Yield vs Revenue Plans

There are two basic types of coverage - Yield Protection (YP) with a fixed price - or Revenue Protection (RP) which also protects bushel prices. Both plans have the same base or minimum bushel price which is derived directly from averaging the February close of harvest contracts on the CBOT.  There are private company plans which allow for supplemental pricing using different months to “hopefully” set a higher base price – we haven’t found any of those that we’d recommend.
YP - This is strictly a yield guarantee. Either plan is based on your own average production - your Actual Production History (APH) - and it guarantees you a selected percentage of that yield. For example, if you averaged 130 bu/a  APH, and you selected 70% YP coverage, you’d be guaranteed 91 bushels per acre and be paid a loss on any production yielding below that guarantee.   For 2020, the bushel price for corn was $3.88 .  With YP you’d be guaranteed 70% of the 130 or 91 bu. and be paid the $3.88 for anything short of the 91 bushels – no matter where the markets prices end.
RP (with Harvest Option)- This is actually a dollar policy rather than just a yield guarantee. It does not guarantee you a market price for your crops! But it does have a lot of value in the mechanics of how it works. You still have to market the grain, but RP will guarantee that you have bushels to fill a contract – you’ll either grow them or be paid 100% of CBOT prices at harvest! You have the same base or minimum price as set for YP. But, they then take your APH times that base price, and give you a minimum value per acre. Same example, with 91 bu/A. guaranteed, and using a $3.88 base price, you’d be guaranteed a minimum income of $ 353.08 per acre.   Strange year that we’ve had,  the  harvest price from the October average of the Dec corn closes was $3.99 per bushel.  No change in premium ,but your “liability” automatically increased in this situation to $3.63.09 per acre.   Look at beans – 2020 is a great example.  Base price from February was $9.17 – harvest it ran up to $ 10.55 per bushel.  If you opted to forward contract all your guaranteed beans when prices got to $10.00 in early November, and then didn’t grow that many beans, the policy will pay you that much per bushel on your shortage.  Not a perfect plan, but far better than getting just the base price of $9.17.   The revenue plan automatically takes care of a lot of problems – and the premium difference has been very minimal for that increased options it afford.   Bankers are especially fond of the concept – RP has a higher premium than YP, but usually is a far better plan.

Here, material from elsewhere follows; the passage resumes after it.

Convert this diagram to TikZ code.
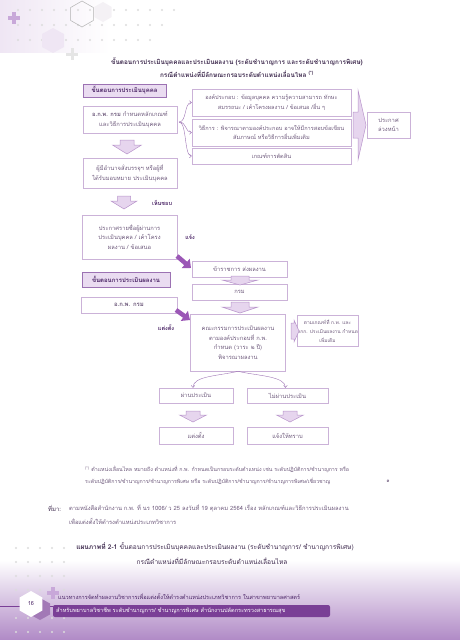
\documentclass[tikz,border=0pt]{standalone}
\usepackage{fontspec}
\setmainfont[Script=Thai]{Loma}
\usetikzlibrary{arrows.meta,calc}
\definecolor{boxc}{HTML}{CBB2D8}
\definecolor{txt}{HTML}{6E5A7C}
\definecolor{hdrc}{HTML}{9C72B3}
\definecolor{hdrf}{HTML}{EADCF1}
\definecolor{hdrt}{HTML}{4B2566}
\definecolor{arrc}{HTML}{B894CB}
\definecolor{arrf}{HTML}{E6D5EE}
\definecolor{solidp}{HTML}{9B57B6}
\definecolor{ttl}{HTML}{3E2A4E}
\definecolor{dotc}{HTML}{DCDCDC}
\definecolor{lav}{HTML}{EFE6F4}
\definecolor{plusc}{HTML}{C8A8D9}
\definecolor{barc}{HTML}{7A3F96}
\definecolor{bottomc}{HTML}{B08AC6}
\tikzset{
  box/.style={draw=boxc, line width=0.6pt, text=txt, align=center, inner sep=0pt, font=\fontsize{5.8}{9.6}\selectfont},
  hbox/.style={draw=hdrc, fill=hdrf, line width=0.6pt, text=hdrt, align=center, inner sep=0pt, font=\bfseries\fontsize{6}{9}\selectfont},
  harr/.style={draw=arrc, fill=arrf, line width=0.5pt, line join=miter},
  lbl/.style={text=hdrt, inner sep=0pt, font=\bfseries\fontsize{5.5}{7}\selectfont},
  fat/.style={line width=4.5pt, draw=solidp, -{Triangle[length=7pt,width=12pt]}},
  brace/.style={draw=hdrc, line width=0.4pt, -{To[length=2.5pt,width=4pt]}},
  plain/.style={inner sep=0pt, text=ttl, font=\fontsize{6}{9}\selectfont},
}
% hollow down arrow: name, cx, cy, head width, shaft width, length, head length
\newcommand\hdarr[7]{%
  \coordinate (#1) at (#2,#3);
  \filldraw[harr] ({#2-#5/2},{#3-#6/2}) -- ({#2+#5/2},{#3-#6/2}) -- ({#2+#5/2},{#3+#6/2-#7}) -- ({#2+#4/2},{#3+#6/2-#7}) -- (#2,{#3+#6/2}) -- ({#2-#4/2},{#3+#6/2-#7}) -- ({#2-#5/2},{#3+#6/2-#7}) -- cycle;}
\begin{document}
\begin{tikzpicture}[x=1pt,y=-1pt]
\useasboundingbox (0,0) rectangle (460,640);
% background decorations
\shade[left color=lav, right color=white] (0,0) rectangle (110,52);
\shade[top color=white, bottom color=bottomc] (0,560) rectangle (460,640);
\foreach \yy/\xm in {10/175,25/165,40/150}{
  \foreach \xx in {18,30,...,\xm}{\fill[dotc] (\xx,\yy) circle (1.1);}}
\foreach \yy in {548,562,576,590,618,632}{
  \foreach \xx in {16,28,40,52,64}{\fill[dotc] (\xx,\yy) circle (1.1);}}
\draw[gray!60, line width=0.5pt] (82,1) -- (93.3,7.5) -- (93.3,20.5) -- (82,27) -- (70.7,20.5) -- (70.7,7.5) -- cycle;
\fill[lav!80!gray!30] (103,2) -- (111.7,7) -- (111.7,17) -- (103,22) -- (94.3,17) -- (94.3,7) -- cycle;
\fill[lav] (53,28) -- (64,34) -- (64,47) -- (53,53) -- (42,47) -- (42,34) -- cycle;
\fill[plusc] (12,12) rectangle (16,24);
\fill[plusc] (8,16) rectangle (20,20);
\fill[gray!20] (70.5,48) rectangle (73.5,60);
\fill[gray!20] (66,52.5) rectangle (78,55.5);
% title
\node[plain, font=\bfseries\fontsize{6.4}{9}\selectfont] (t1) at (237,62) {ขั้นตอนการประเมินบุคคลและประเมินผลงาน (ระดับชำนาญการ และระดับชำนาญการพิเศษ)};
\node[plain, font=\bfseries\fontsize{6.4}{9}\selectfont] (t2) at (237,74) {กรณีตำแหน่งที่มีลักษณะกรอบระดับตำแหน่งเลื่อนไหล \textsuperscript{(*)}};
% part 1
\node[hbox, minimum width=83, minimum height=13] (h1) at (124.5,90.5) {ขั้นตอนการประเมินบุคคล};
\node[box, minimum width=94, minimum height=27] (a1) at (130,119.5) {\textbf{อ.ก.พ. กรม} กำหนดหลักเกณฑ์\\และวิธีการประเมินบุคคล};
\node[box, minimum width=159, minimum height=27, font=\fontsize{5.6}{9.6}\selectfont] (r1) at (271.5,102.5) {องค์ประกอบ : ข้อมูลบุคคล ความรู้ความสามารถ ทักษะ\\สมรรถนะ / เค้าโครงผลงาน / ข้อเสนอ /อื่น ๆ};
\node[box, minimum width=159, minimum height=27, font=\fontsize{5.6}{9.6}\selectfont] (r2) at (271.5,132.5) {วิธีการ : พิจารณาตามองค์ประกอบ อาจให้มีการสอบข้อเขียน\\สัมภาษณ์ หรือวิธีการอื่นเพิ่มเติม};
\node[box, minimum width=159, minimum height=16, font=\fontsize{5.6}{9.6}\selectfont] (r3) at (271.5,156) {เกณฑ์การตัดสิน};
\node[box, minimum width=43, minimum height=26] (pr) at (388.5,125) {ประกาศ\\ล่วงหน้า};
\coordinate (bs) at (179,122);
\draw[brace] (bs) .. controls (187,122) and (184,102.5) .. (r1.west);
\draw[brace] (bs) .. controls (187,122) and (185,132.5) .. (r2.west);
\draw[brace] (bs) .. controls (187,122) and (184,156) .. (r3.west);
\filldraw[harr] (353,112) -- (358,112) -- (358,90) -- (366,125) -- (358,160) -- (358,138) -- (353,138) -- cycle;
\hdarr{ar1}{127}{147}{29}{14}{14}{9}
\node[box, minimum width=94, minimum height=30] (a2) at (130,173) {ผู้มีอำนาจสั่งบรรจุฯ  หรือผู้ที่\\ได้รับมอบหมาย ประเมินบุคคล};
\hdarr{ar2}{124}{202.5}{26}{13}{13}{8}
\node[lbl, anchor=west] (l1) at (152,203) {เห็นชอบ};
\node[box, minimum width=95, minimum height=44] (a3) at (129.5,237) {ประกาศรายชื่อผู้ผ่านการ\\ประเมินบุคคล / เค้าโครง\\ผลงาน / ข้อเสนอ};
\node[lbl] (l2) at (190,237) {แจ้ง};
% part 2
\node[hbox, minimum width=88, minimum height=15] (h2) at (126,279.5) {ขั้นตอนการประเมินผลงาน};
\node[box, minimum width=96, minimum height=16, font=\bfseries\fontsize{6}{9}\selectfont] (a4) at (129,305) {อ.ก.พ. กรม};
\node[box, minimum width=95, minimum height=16] (s1) at (239.5,269) {ข้าราชการ ส่งผลงาน};
\node[box, minimum width=95, minimum height=16] (s2) at (239.5,292) {กรม};
\hdarr{ar3}{240}{280.5}{36}{18}{9}{5}
\node[box, minimum width=95, minimum height=57] (k) at (238,342.5) {คณะกรรมการประเมินผลงาน\\ตามองค์ประกอบที่ ก.พ.\\กำหนด (วาระ ๒ ปี)\\พิจารณาผลงาน};
\hdarr{ar4}{240}{307.5}{36}{18}{11}{6}
\coordinate (f1s) at (177,256);
\coordinate (f1e) at (191,268);
\draw[fat] (f1s) -- (f1e);
\coordinate (f2s) at (176,310);
\coordinate (f2e) at (190,320);
\draw[fat] (f2s) -- (f2e);
\node[lbl] (l3) at (166,328) {แต่งตั้ง};
\node[box, minimum width=60, minimum height=31, font=\fontsize{4.9}{9}\selectfont] (g) at (327.5,330.5) {ตามเกณฑ์ที่ ก.พ. และ\\คกก. ประเมินผลงาน กำหนด\\เพิ่มเติม};
\filldraw[harr] (291,323) -- (294,323) -- (294,320) -- (299,331) -- (294,342) -- (294,339) -- (291,339) -- cycle;
\coordinate (ar5) at (295,331);
\node[box, minimum width=74, minimum height=15] (p1) at (196,395.5) {ผ่านประเมิน};
\node[box, minimum width=81, minimum height=15] (p2) at (287.5,395.5) {ไม่ผ่านประเมิน};
\draw[brace] (k.south) .. controls (218,376) and (193,376) .. ($(p1.north)+(-3,0)$);
\draw[brace] (k.south) .. controls (258,376) and (285,376) .. ($(p2.north)+(-2,0)$);
\hdarr{ar6}{193}{416.5}{27}{14}{11}{7}
\hdarr{ar7}{290}{416.5}{27}{14}{11}{7}
\node[box, minimum width=74, minimum height=17] (q1) at (196,435.5) {แต่งตั้ง};
\node[box, minimum width=81, minimum height=17] (q2) at (287.5,435.5) {แจ้งให้ทราบ};
% footnote
\node[plain, anchor=west, text=txt, font=\fontsize{5.3}{8}\selectfont] (fn1) at (85,469) {\textsuperscript{(*)} ตำแหน่งเลื่อนไหล หมายถึง ตำแหน่งที่ ก.พ. กำหนดเป็นกรอบระดับตำแหน่ง เช่น ระดับปฏิบัติการ/ชำนาญการ  หรือ};
\node[plain, anchor=west, text=txt, font=\fontsize{5.3}{8}\selectfont] (fn2) at (85,481) {ระดับปฏิบัติการ/ชำนาญการ/ชำนาญการพิเศษ  หรือ ระดับปฏิบัติการ/ชำนาญการ/ชำนาญการพิเศษ/เชี่ยวชาญ};
\node[plain, text=txt, font=\fontsize{5.3}{8}\selectfont] (fn3) at (388,481) {๑};
% source
\node[plain, anchor=west, font=\fontsize{6}{8}\selectfont] (src0) at (48,508) {ที่มา:};
\node[plain, anchor=west, text=txt, font=\fontsize{5.8}{8}\selectfont] (src1) at (69,508) {ตามหนังสือสำนักงาน ก.พ. ที่ นร 1006/ ว 25 ลงวันที่ 19 ตุลาคม 2564 เรื่อง หลักเกณฑ์และวิธีการประเมินผลงาน};
\node[plain, anchor=west, text=txt, font=\fontsize{5.8}{8}\selectfont] (src2) at (69,521) {เพื่อแต่งตั้งให้ดำรงตำแหน่งประเภทวิชาการ};
% caption
\node[plain, font=\fontsize{6.6}{9}\selectfont] (c1) at (215,547) {\textbf{แผนภาพที่ 2-1} ขั้นตอนการประเมินบุคคลและประเมินผลงาน (ระดับชำนาญการ/ ชำนาญการพิเศษ)};
\node[plain, font=\fontsize{6.6}{9}\selectfont] (c2) at (212,561) {กรณีตำแหน่งที่มีลักษณะกรอบระดับตำแหน่งเลื่อนไหล};
% footer
\fill[plusc] (50.5,587) rectangle (54.5,599);
\fill[plusc] (46.5,591) rectangle (58.5,595);
\draw[barc, line width=0.8pt] (0,606) -- (53,606);
\fill[barc, rounded corners=2pt] (53,605) rectangle (330,617);
\fill[barc!70] (40,598) -- (50,603.5) -- (50,614.5) -- (40,620) -- (30,614.5) -- (30,603.5) -- cycle;
\fill[white] (31,591) -- (42.3,597.5) -- (42.3,610.5) -- (31,617) -- (19.7,610.5) -- (19.7,597.5) -- cycle;
\node[plain, text=hdrt, font=\fontsize{5.5}{7}\selectfont] (pg) at (31,604) {16};
\node[plain, anchor=west, text=hdrt, font=\fontsize{5.6}{7}\selectfont] (ft1) at (58,597) {แนวทางการจัดทำผลงานวิชาการเพื่อแต่งตั้งให้ดำรงตำแหน่งประเภทวิชาการ ในสาขาพยาบาลศาสตร์};
\node[plain, anchor=west, text=white, font=\fontsize{5.6}{7}\selectfont] (ft2) at (56,611) {สำหรับพยาบาลวิชาชีพ ระดับชำนาญการ/ ชำนาญการพิเศษ สำนักงานปลัดกระทรวงสาธารณสุข};
\end{tikzpicture}
\end{document}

Enterprise Units (EU) - A wrinkle that “muddies the waters” is this election of unit structure for your coverage. EU is not a new concept, but starting in 2009, there has been a significant extra premium subsidy applied to EU. Maybe a little over-simplified, but this extra subsidy reduces the premium to around 1/3 the cost of the same coverage with optional or separate units. After years of recommending that we separate coverage as much as possible, the savings have been too much to ignore - you have to consider  EU.   Talk with your agent!

 From a perspective of actual insurance coverage, we like the EU – for the same premium dollars, you can cover and guarantee far more bushels than with any other structure!  If you are looking to try and generate income  from crop insurance, move on!!  It shouldn’t and doesn’t work that way.  EU lumps all of your share of the crop together for loss purposes, and isolated losses from some of your farms may not pay a loss with EU, but,…… at the end of the day you can guarantee more bushels of your crops, and “insure” your continued operation.   The same premium dollars with EU will buy 10-15% more coverage than the other basic or OU structure.  It’s insurance – and like most insurance, it’s only as good as your agent.

We will admit EU is not fair to smaller operators – it’s sometimes harder for them to meet the  requirement to qualify for EU.   You must be eligible for at least two separate sub-units to qualify for the subsidy (premium reduction) .   Depending on the county you’ll need at least 20% of your crop or 20 acres of it planted in tat least wo different sections and/or FSA farm numbers.  This qualification is something you need to clarify with your agent well before planting – you can elect the EU option by sales closing date (15 March) and have it added to your policy, but at acreage reporting time, if the  planted acres don’t meet these 20/20 rules, you’ll end up with a bill for the far more expensive basic or optional unit coverage!!   Again, with a lot of acres qualifying may not be as much of an issue, but the premium dollars are well worth understanding these 20/20 rules and how they apply to your operation.  

We should mention that these rules also carry over to Prevented Planting  - with the ugly spring weather we get in this part of the world, PP is certainly not un-common.  PP is a very valuable part of the policy -  obviously more so for some areas and operations than others.  One factor you should remember is that to get the cheaper EU rates on all of your PP  acres, you still must plant enough to qualify for EU.   We had instances where farmer only mudded in 20 acres on one farm out of an intended 600 acres “before the end of the late planting period”.   He didn’t qualify for EU - his PP claim amount was not affected, but his premium billing was basically tripled!